Chey: Learn the craft by reading books on writing and attending workshops either online or in person and join writing groups relating to your genre. Read everything you can in the genre you want to write in. When writing your book, don't go back and self-edit, continue to write until you reach "the end"--you can't fix something that isn't written! There will be things you want to change on the way, but just notate them--I put notes to myself in the doc as I go and then I go back and fix or insert things when I'm done. Do something writing related every single day to get in the habit, no matter how small it is. It will get you into such a good habit of writing that it will become easier and easier. Most importantly, never give up on your dream.

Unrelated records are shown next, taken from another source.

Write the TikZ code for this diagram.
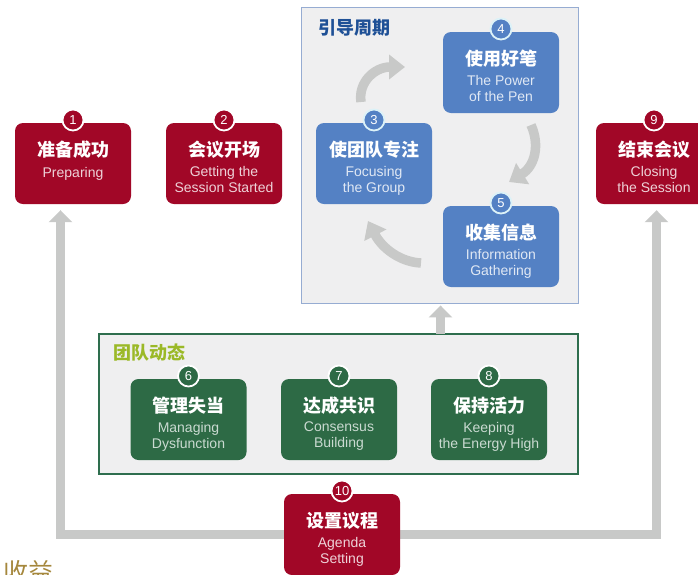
\documentclass[tikz,border=0pt]{standalone}
\usepackage{fontspec}
\setmainfont{Liberation Sans}
\newfontfamily\cjk{Noto Sans CJK SC}
\usetikzlibrary{arrows.meta}
\definecolor{cred}{RGB}{161,7,39}
\definecolor{cblue}{RGB}{84,129,196}
\definecolor{cgreen}{RGB}{45,106,69}
\definecolor{cpanel}{RGB}{239,239,240}
\definecolor{cbluebd}{RGB}{150,172,210}
\definecolor{cgreenbd}{RGB}{46,110,78}
\definecolor{cgray}{RGB}{200,201,200}
\definecolor{ctblue}{RGB}{30,80,150}
\definecolor{ctgreen}{RGB}{155,185,40}
\definecolor{cgold}{RGB}{165,135,60}
\definecolor{cring}{RGB}{220,242,248}
\pgfdeclarelayer{bg}
\pgfsetlayers{bg,main}
\tikzset{
  box/.style={rounded corners=8pt, minimum width=116pt, minimum height=81pt, inner sep=0pt, draw=none},
  numc/.style={circle, minimum size=21pt, inner sep=0pt, line width=1.8pt, text=white, font=\fontsize{13}{13}\selectfont},
  cntext/.style={inner sep=0pt, text=white, font=\cjk\bfseries\fontsize{18}{20}\selectfont},
  entext/.style={inner sep=0pt, align=center, font=\fontsize{14}{16}\selectfont, execute at begin node=\strut},
  panel/.style={fill=cpanel, inner sep=0pt},
  ttl/.style={inner sep=0pt, anchor=west, font=\cjk\bfseries\fontsize{18}{20}\selectfont},
  garrow/.style={draw=cgray, line width=9pt, line join=miter, -{Triangle[width=23pt,length=12pt]}},
  carrow/.style={draw=cgray, line width=9.5pt, -{Triangle[width=24pt,length=16pt]}}
}
\newcommand\mkbox[9]{%
  \node[box, fill=#4] (#1) at (#2,#3+40.5) {};
  \node[numc, fill=#4, draw=#6] (#1n) at (#2,#3-3) {#7};
  \node[cntext, anchor=base] (#1c) at (#2,#3+33) {#8};
  \node[entext, text=#5, anchor=north] (#1e) at (#2,#3+42.8) {#9};
}
\begin{document}
\begin{tikzpicture}[x=1pt,y=-1pt]
\useasboundingbox (0,0) rectangle (698,574);
% panels
\node[panel, draw=cbluebd, line width=0.9pt, minimum width=277pt, minimum height=296pt] (cyc) at (439.5,155) {};
\node[ttl, text=ctblue] (cyct) at (318,28) {引导周期};
\node[panel, draw=cgreenbd, line width=1.2pt, minimum width=479pt, minimum height=140pt] (dyn) at (338.5,404) {};
\node[ttl, text=ctgreen] (dynt) at (113,353) {团队动态};
% boxes
\mkbox{b1}{73}{123}{cred}{white!82!cred}{white}{1}{准备成功}{Preparing}
\mkbox{b2}{224}{123}{cred}{white!82!cred}{white}{2}{会议开场}{Getting the\\Session Started}
\mkbox{b9}{654}{123}{cred}{white!82!cred}{white}{9}{结束会议}{Closing\\the Session}
\mkbox{b3}{374}{123}{cblue}{white!82!cblue}{cring}{3}{使团队专注}{Focusing\\the Group}
\mkbox{b4}{501}{32}{cblue}{white!82!cblue}{cring}{4}{使用好笔}{The Power\\of the Pen}
\mkbox{b5}{501}{206}{cblue}{white!82!cblue}{cring}{5}{收集信息}{Information\\Gathering}
\mkbox{b6}{188.5}{379}{cgreen}{white!75!cgreen}{white}{6}{管理失当}{Managing\\Dysfunction}
\mkbox{b7}{339}{379}{cgreen}{white!75!cgreen}{white}{7}{达成共识}{Consensus\\Building}
\mkbox{b8}{489}{379}{cgreen}{white!75!cgreen}{white}{8}{保持活力}{Keeping\\the Energy High}
\mkbox{b10}{342}{494}{cred}{white!82!cred}{white}{10}{设置议程}{Agenda\\Setting}
% coordinates for connectors
\coordinate (lc) at (60.5,534.5);
\coordinate (rc) at (656.5,534.5);
\coordinate (ga) at (440.5,334);
\coordinate (a1s) at (361,102);
\coordinate (a1e) at (405,67);
\coordinate (a2s) at (531,125);
\coordinate (a2e) at (509,182);
\coordinate (a3s) at (421,263);
\coordinate (a3e) at (368,221);
\begin{pgfonlayer}{bg}
\fill[white] (0,0) rectangle (698,574);
\draw[garrow, shorten >=6pt] (b10.west) -- (lc) -- (b1.south -| lc);
\draw[garrow, shorten >=6pt] (b10.east) -- (rc) -- (b9.south -| rc);
\end{pgfonlayer}
\draw[garrow, shorten >=2pt] (ga) -- (ga |- cyc.south);
\draw[carrow] (a1s) .. controls (358,82) and (375,67) .. (a1e);
\draw[carrow] (a2s) .. controls (540,145) and (535,166) .. (a2e);
\draw[carrow] (a3s) .. controls (400,262) and (382,248) .. (a3e);
% cut-off caption
\node[inner sep=0pt, text=cgold, font=\cjk\fontsize{25}{25}\selectfont] (cap) at (28,572) {收益};
\end{tikzpicture}
\end{document}
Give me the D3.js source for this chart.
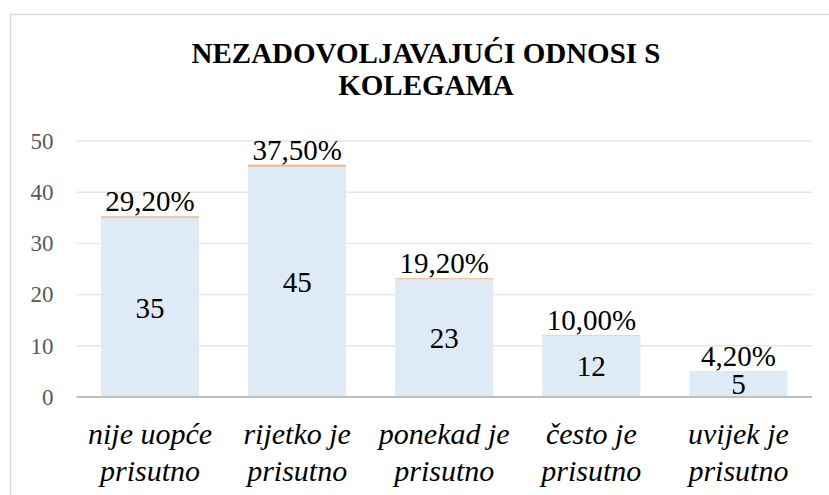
<!DOCTYPE html>
<html>
<head>
<meta charset="utf-8">
<script src="https://cdn.jsdelivr.net/npm/d3@7"></script>
</head>
<body style="margin:0">
<script>
// chart data
const categories = [
  ["nije uopće", "prisutno"],
  ["rijetko je", "prisutno"],
  ["ponekad je", "prisutno"],
  ["često je", "prisutno"],
  ["uvijek je", "prisutno"]
];
const counts = [35, 45, 23, 12, 5];
const percents = [29.2, 37.5, 19.2, 10.0, 4.2];
const yTicks = [0, 10, 20, 30, 40, 50];
const titleLines = ["NEZADOVOLJAVAJUĆI ODNOSI S", "KOLEGAMA"];

const W = 829, H = 495;
const FONT = '"Liberation Serif", "Tinos", serif';

// set serif font with priority so nothing else overrides it
const serifText = sel => sel.style('font-family', FONT, 'important');

const svg = d3.select('body').append('svg')
  .attr('width', W)
  .attr('height', H)
  .style('display', 'block');

// chart border (runs off the right/bottom edge like the source)
svg.append('rect')
  .attr('x', 10.5).attr('y', 14.5)
  .attr('width', W + 20).attr('height', H + 20)
  .attr('fill', '#fff')
  .attr('stroke', '#d9d9d9')
  .attr('stroke-width', 1.5);

// title
svg.append('text')
  .attr('x', 426)
  .attr('text-anchor', 'middle')
  .call(serifText)
  .style('font-weight', 'bold')
  .style('font-size', '29px')
  .style('fill', '#000')
  .selectAll('tspan')
  .data(titleLines)
  .join('tspan')
  .call(serifText)
  .attr('x', 426)
  .attr('y', (d, i) => 63 + i * 32)
  .text(d => d);

const x = d3.scaleBand()
  .domain(d3.range(categories.length))
  .range([76.5, 812])
  .paddingInner(1 / 3)
  .paddingOuter(1 / 6);

const y = d3.scaleLinear()
  .domain([0, 50])
  .range([397, 141]);

// gridlines
svg.append('g')
  .selectAll('line')
  .data(yTicks.filter(t => t > 0))
  .join('line')
  .attr('x1', 76.5).attr('x2', 812)
  .attr('y1', d => y(d)).attr('y2', d => y(d))
  .attr('stroke', '#e6e6e6')
  .attr('stroke-width', 1.5);

// y axis labels
const yAxis = svg.append('g')
  .attr('transform', 'translate(76.5,0)')
  .call(d3.axisLeft(y).tickValues(yTicks).tickSize(0).tickPadding(23));
yAxis.select('.domain').remove();
yAxis.attr('font-family', FONT).attr('font-size', 23);
yAxis.selectAll('text')
  .call(serifText)
  .style('font-size', '23px')
  .style('fill', '#595959');

// stacked bars: count + percentage share (thin orange cap)
const rows = counts.map((c, i) => ({ i, count: c, pct: percents[i] / 100 }));
const stacked = d3.stack().keys(['count', 'pct'])(rows);
const colors = { count: '#deebf7', pct: '#f4b183' };

svg.append('g')
  .selectAll('g')
  .data(stacked)
  .join('g')
  .attr('fill', s => colors[s.key])
  .selectAll('rect')
  .data(s => s)
  .join('rect')
  .attr('x', d => x(d.data.i))
  .attr('width', x.bandwidth())
  .attr('y', d => y(d[1]))
  .attr('height', d => y(d[0]) - y(d[1]));

// baseline
svg.append('line')
  .attr('x1', 76.5).attr('x2', 812)
  .attr('y1', y(0)).attr('y2', y(0))
  .attr('stroke', '#bfbfbf')
  .attr('stroke-width', 2);

// count labels, centred in bar
svg.append('g')
  .selectAll('text')
  .data(rows)
  .join('text')
  .attr('x', d => x(d.i) + x.bandwidth() / 2)
  .attr('y', d => (y(0) + y(d.count)) / 2)
  .attr('dy', '0.35em')
  .attr('text-anchor', 'middle')
  .call(serifText)
  .style('font-size', '29px')
  .style('fill', '#000')
  .text(d => d.count);

// percentage labels above bar
const fmtPct = v => (v * 100).toFixed(2).replace('.', ',') + '%';
svg.append('g')
  .selectAll('text')
  .data(rows)
  .join('text')
  .attr('x', d => x(d.i) + x.bandwidth() / 2)
  .attr('y', d => y(d.count + d.pct) - 5)
  .attr('text-anchor', 'middle')
  .call(serifText)
  .style('font-size', '29px')
  .style('fill', '#000')
  .text(d => fmtPct(d.pct));

// category labels
svg.append('g')
  .selectAll('text')
  .data(categories)
  .join('text')
  .attr('text-anchor', 'middle')
  .call(serifText)
  .style('font-style', 'italic')
  .style('font-size', '30px')
  .style('fill', '#000')
  .each(function (lines, i) {
    d3.select(this).selectAll('tspan')
      .data(lines)
      .join('tspan')
      .call(serifText)
      .attr('x', x(i) + x.bandwidth() / 2)
      .attr('y', (d, j) => 444 + j * 37)
      .text(d => d);
  });
</script>
</body>
</html>
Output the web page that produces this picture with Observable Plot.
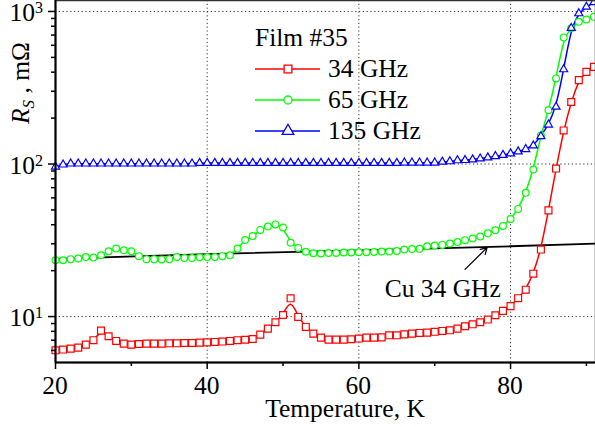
<!DOCTYPE html>
<html><head><meta charset="utf-8">
<script src="https://cdn.jsdelivr.net/npm/d3@7"></script>
<script src="https://cdn.jsdelivr.net/npm/@observablehq/plot@0.6"></script>
<style>
body{margin:0;background:#fff;}
#wrap{position:relative;width:595px;height:427px;overflow:hidden;}
</style></head><body><div id="wrap"></div>
<script>
const temps = [20,21,22,23,24,25,26,27,28,29,30,31,32,33,34,35,36,37,38,39,40,41,42,43,44,45,46,47,48,49,50,51,52,53,54,55,56,57,58,59,60,61,62,63,64,65,66,67,68,69,70,71,72,73,74,75,76,77,78,79,80,81,82,83,84,85,86,87,88,89,90,91];
const rs34 = [6.01,6.08,6.17,6.26,6.55,7.0,8.09,7.43,6.92,6.65,
  6.55,6.61,6.65,6.65,6.65,6.68,6.68,6.71,6.71,6.75,
  6.78,6.82,6.86,6.92,7.0,7.05,7.13,7.62,8.34,9.18,
  10.24,13.18,9.94,8.55,7.73,7.28,7.06,7.06,7.06,7.10,
  7.18,7.28,7.28,7.30,7.54,7.54,7.65,7.73,7.81,7.85,
  7.95,8.05,8.13,8.34,8.64,8.90,9.18,9.56,10.2,10.9,
  11.7,13.2,15.0,19.1,27.5,49.7,93.4,166,255,355,
  402,433];
const rs65 = [23.4,23.4,23.8,24.0,24.6,24.4,25.2,26.8,27.9,27.2,
  26.8,24.9,23.8,23.8,23.7,23.8,24.6,24.2,24.2,24.5,
  24.6,24.6,24.9,25.2,27.9,31.8,33.7,37.0,38.9,40.2,
  38.4,30.5,28.2,26.6,26.0,25.9,26.1,26.1,26.3,26.3,
  26.4,26.4,26.5,26.7,26.7,26.9,27.5,27.7,27.8,28.9,
  29.2,29.5,30.1,30.8,31.7,32.5,33.5,35.2,36.8,39.3,
  43.6,50.8,64.7,92.1,154,225,364,676,777,855,
  885,922];
const rs135 = [96,99,100.5,100.5,100.5,100.5,100.5,100.5,100.5,100.5,
  100.5,100.5,100.5,100.5,100.5,100.5,100.5,100.5,100.5,101.5,
  101.5,101.5,101.5,101.5,101.5,101.5,101.5,101.5,101.5,101.5,
  101.5,101.5,101.5,101.5,101.5,101.5,101.5,101.5,101.5,101.5,
  101.5,101.5,101.5,101.5,101.5,101.5,102,102,102,102,
  102,103.4,104,105.6,106,107,108.5,110.3,112.5,114.6,
  117.2,120.7,125,132,152,181,237,417,778,971,
  1072,1148];
const cuTemps = [20,40,60,80,91.2];
const cuRs = [23.9,25.7,27.2,28.9,30.1];

const seriesNames = ["34 GHz","65 GHz","135 GHz"];
const seriesColors = ["#ff0000","#00ff00","#0000ff"];
const seriesSymbols = ["square","circle","triangle"];
const seriesRadius = [3.9,3.4,3.0];
const legendTitle = "Film #35";

const xTicks = [20,40,60,80];
const xMinor = [30,50,70,90];
const yTicks = [10,100,1000];
const yTickExponents = ["1","2","3"];
const yMinor = [6,7,8,9,20,30,40,50,60,70,80,90,200,300,400,500,600,700,800,900];
const xLabel = "Temperature, K";
const cuLabel = "Cu 34 GHz";
const cuLabelAt = {T:63.4, R:15.3};
const cuArrowAt = {T1:74.0, R1:20.4, T2:76.9, R2:28.3};

const seriesValues = [rs34, rs65, rs135];
const rows = [];
seriesNames.forEach((s,i)=>temps.forEach((t,j)=>rows.push({series:s, T:t, R:seriesValues[i][j]})));
const cuRows = cuTemps.map((t,i)=>({T:t, R:cuRs[i]}));

const font = "Liberation Serif";
const fs = 25.5;
const grid = {stroke:"#333", strokeWidth:1, strokeDasharray:"1.2,2.6"};

const plot = Plot.plot({
  width:595, height:427,
  marginLeft:55, marginRight:0, marginTop:0, marginBottom:65,
  style:{fontFamily:font, fontSize:fs+"px", background:"white", color:"black", overflow:"visible"},
  x:{domain:[20,91.2]},
  y:{type:"log", domain:[5,1180]},
  color:{domain:seriesNames, range:seriesColors},
  marks:[
    Plot.ruleX([40,60,80], grid),
    Plot.ruleY(yTicks, grid),
    Plot.line(cuRows, {x:"T", y:"R", stroke:"black", strokeWidth:1.8}),
    Plot.line(rows, {x:"T", y:"R", z:"series", stroke:"series", strokeWidth:1.5, curve:"basis"}),
    ...seriesNames.map((s,i)=>Plot.dot(rows.filter(d=>d.series===s), {x:"T", y:"R", symbol:seriesSymbols[i], r:seriesRadius[i], stroke:seriesColors[i], fill:"white", strokeWidth:1.2})),
    Plot.text([cuLabel], {x:cuLabelAt.T, y:cuLabelAt.R, text:d=>d, textAnchor:"start", fontSize:fs, fill:"black"}),
    Plot.arrow([cuArrowAt], {x1:"T1", y1:"R1", x2:"T2", y2:"R2", stroke:"black", strokeWidth:1.3, headLength:8}),
    Plot.frame({stroke:"#333", strokeWidth:1.5}),
    Plot.ruleX([20], {stroke:"black", strokeWidth:2}),
    Plot.ruleY([5], {stroke:"black", strokeWidth:2}),
    Plot.axisX(xTicks, {tickSize:7, strokeWidth:1.5, text:null, label:null}),
    Plot.axisX(xMinor, {tickSize:4, strokeWidth:1.5, text:null, label:null}),
    Plot.axisY(yTicks, {tickSize:7, strokeWidth:1.5, text:null, label:null}),
    Plot.axisY(yMinor, {tickSize:4, strokeWidth:1.5, text:null, label:null})
  ]
});
document.getElementById("wrap").appendChild(plot);

const sx = plot.scale("x"), sy = plot.scale("y");
const svg = d3.select(plot);
const tl = svg.append("g").attr("font-family",font).attr("font-size",fs).attr("fill","black");
xTicks.forEach(v=>{
  tl.append("text").attr("x", sx.apply(v)).attr("y", 394).attr("text-anchor","middle").text(String(v));
});
yTicks.forEach((v,i)=>{
  const t = tl.append("text").attr("x", 43).attr("y", sy.apply(v)+10).attr("text-anchor","end");
  t.append("tspan").text("10");
  t.append("tspan").attr("font-size",16).attr("dy",-8).text(yTickExponents[i]);
});
svg.append("text").attr("x",345).attr("y",417).attr("text-anchor","middle")
  .attr("font-family",font).attr("font-size",fs).attr("fill","black").text(xLabel);
const yl = svg.append("text").attr("transform","translate(29,83) rotate(-90)")
  .attr("text-anchor","middle").attr("font-family",font).attr("font-size",fs).attr("fill","black");
yl.append("tspan").attr("font-style","italic").text("R");
yl.append("tspan").attr("font-style","italic").attr("font-size",17).attr("dy",5).text("S");
yl.append("tspan").attr("dy",-5).text(" , mΩ");

const lg = svg.append("g").attr("font-family",font).attr("font-size",fs).attr("text-anchor","start");
lg.append("text").attr("x",255).attr("y",46).attr("fill","black").text(legendTitle);
const legSizes = [60, 50, 59];
seriesNames.forEach((s,i)=>{
  const y = 69 + i*31;
  lg.append("line").attr("x1",255).attr("x2",320).attr("y1",y).attr("y2",y)
    .attr("stroke",seriesColors[i]).attr("stroke-width",1.5);
  const sym = [d3.symbolSquare, d3.symbolCircle, d3.symbolTriangle][i];
  lg.append("path").attr("d", d3.symbol(sym, legSizes[i])())
    .attr("transform",`translate(288,${y})`).attr("fill","white")
    .attr("stroke",seriesColors[i]).attr("stroke-width",1.3);
  lg.append("text").attr("x",328).attr("y",y+8).attr("fill","black").text(s);
});
</script></body></html>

  • Lori, I loved My Man Michael. When is your next single title romance out, and what’s it about?
BACK IN BLACK will hit stands in February 2010. It’s another SBC fighter book, this time about Drew Black. BC president Drew Black is as controversial as they come. But the hot-headed entrepreneur is a perfect match for his popular sports club venture: uncompromising and extreme. Maybe too extreme. With a reputation for saying what he thinks, Drew's been causing a lot of friction. That's why someone's been called in to clean up his image—before he does any permanent damage.

The lucky lady is Gillian Noode, a PR expert who's smoothed out the rough edges on many a man. But Drew is rougher than anyone she's ever met, and he refuses to change for any woman, for any reason. To make matters more complicated, Gillian's starting to like him raw. Now, opposites aren't only attracting, they're igniting. But in the rising heat, which one of them will end up on top?

Drew was a lot of fun to write – I hope readers enjoy his story!
  • Ladies, thank you so much for visiting with us, Over Coffee and answering questions. I appreciate the hard work you do and taking time out of your busy schedules to be here!